* Exercise instructions: Reproduce the top of the data verbatim, through and including the line that contains "capsize=2.5, capthick=1.0, zorder=4)".

* Recorded information:
-.-.-

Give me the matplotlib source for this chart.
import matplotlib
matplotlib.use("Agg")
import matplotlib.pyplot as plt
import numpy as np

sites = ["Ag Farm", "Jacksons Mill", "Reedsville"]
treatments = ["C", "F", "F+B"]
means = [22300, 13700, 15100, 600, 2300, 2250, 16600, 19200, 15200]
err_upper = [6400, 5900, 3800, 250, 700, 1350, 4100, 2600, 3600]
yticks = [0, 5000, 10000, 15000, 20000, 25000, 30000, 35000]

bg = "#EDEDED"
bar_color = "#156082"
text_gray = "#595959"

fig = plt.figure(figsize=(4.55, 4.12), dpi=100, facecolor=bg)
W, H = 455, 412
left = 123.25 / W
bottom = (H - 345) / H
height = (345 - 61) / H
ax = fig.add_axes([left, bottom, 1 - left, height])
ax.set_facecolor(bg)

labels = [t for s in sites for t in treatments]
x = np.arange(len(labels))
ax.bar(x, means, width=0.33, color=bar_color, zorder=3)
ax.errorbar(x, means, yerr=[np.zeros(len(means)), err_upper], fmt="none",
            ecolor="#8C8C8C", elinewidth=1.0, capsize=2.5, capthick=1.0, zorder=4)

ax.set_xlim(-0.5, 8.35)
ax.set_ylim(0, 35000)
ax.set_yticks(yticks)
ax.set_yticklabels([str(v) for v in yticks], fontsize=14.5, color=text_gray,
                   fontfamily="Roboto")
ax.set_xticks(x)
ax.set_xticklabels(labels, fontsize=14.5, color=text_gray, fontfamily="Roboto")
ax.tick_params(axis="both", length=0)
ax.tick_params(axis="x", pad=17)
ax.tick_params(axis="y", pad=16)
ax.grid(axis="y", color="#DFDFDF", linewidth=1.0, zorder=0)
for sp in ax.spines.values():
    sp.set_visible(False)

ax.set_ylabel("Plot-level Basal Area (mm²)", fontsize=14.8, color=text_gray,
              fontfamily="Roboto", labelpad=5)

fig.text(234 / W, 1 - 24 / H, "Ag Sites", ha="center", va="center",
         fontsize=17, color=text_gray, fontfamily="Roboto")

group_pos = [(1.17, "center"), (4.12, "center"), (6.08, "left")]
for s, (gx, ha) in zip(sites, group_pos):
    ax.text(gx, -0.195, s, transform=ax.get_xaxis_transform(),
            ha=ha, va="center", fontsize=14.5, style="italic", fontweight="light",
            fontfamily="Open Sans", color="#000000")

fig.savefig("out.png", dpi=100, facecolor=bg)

-.-.-

* Answer for the task:
Give me the matplotlib source for this chart.
import matplotlib
matplotlib.use("Agg")
import matplotlib.pyplot as plt
import numpy as np

sites = ["Ag Farm", "Jacksons Mill", "Reedsville"]
treatments = ["C", "F", "F+B"]
means = [22300, 13700, 15100, 600, 2300, 2250, 16600, 19200, 15200]
err_upper = [6400, 5900, 3800, 250, 700, 1350, 4100, 2600, 3600]
yticks = [0, 5000, 10000, 15000, 20000, 25000, 30000, 35000]

bg = "#EDEDED"
bar_color = "#156082"
text_gray = "#595959"

fig = plt.figure(figsize=(4.55, 4.12), dpi=100, facecolor=bg)
W, H = 455, 412
left = 123.25 / W
bottom = (H - 345) / H
height = (345 - 61) / H
ax = fig.add_axes([left, bottom, 1 - left, height])
ax.set_facecolor(bg)

labels = [t for s in sites for t in treatments]
x = np.arange(len(labels))
ax.bar(x, means, width=0.33, color=bar_color, zorder=3)
ax.errorbar(x, means, yerr=[np.zeros(len(means)), err_upper], fmt="none",
            ecolor="#8C8C8C", elinewidth=1.0, capsize=2.5, capthick=1.0, zorder=4)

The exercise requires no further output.